I blogged this summer about arguments in games, not in the “what is the game arguing?” sense but in the “how can a game simulate an argument?” sense; Westphalia, and my own abortive Thirty Years War game, were examples of this: how does a game capture the idea of ministers doing what they do, arguing over stuff?
The tricky bit, as I see it, is that a game risks taking a reductionist view of arguments: that all that matters is /the arguing/, and the subject is just a big McGuffin whose content barely matters. But more than that, it implies that it doesn’t actually matter which side had the stronger argument, it simply matters which side asserted their position more forcefully. Doubtless history provides plenty of examples of this exact thing happening in this exact way. But I don’t know if Nicaea is such a case; I think the Orthodox faction wins because they have a better argument than Arius, not because they strong-armed those on the fence.

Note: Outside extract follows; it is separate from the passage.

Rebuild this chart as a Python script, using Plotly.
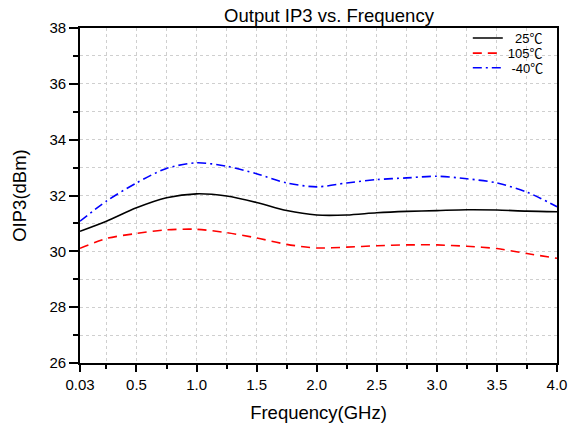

A book that might be of interest, though it’s not about Nicaea specifically, is “Constantine’s Bible”, by David Dungan. It’s more about the selection of the NT “canon”, but his position is that the selection of the books wasn’t so much a consequence of a strong faction imposing their will on weaker factions, but on one faction having better arguments: we can trace our texts back to the original eyewitnesses through a chain of bishops going all the way back; you guys can’t do that for your texts, therefore, their authenticity is not legitimate.
My only other comment is that it would seem to be a bit of a clang to treat all issues at Nicaea as having equal weight. It was convened because of the Arian controversy, and it’s remembered primarily for its engagement with that question. It feels to me like that issue should loom the largest.
Looking forward to hearing more about this!
Please keep these design insights coming as you move to polishing this one.
Solved a few of your blog post needs right there.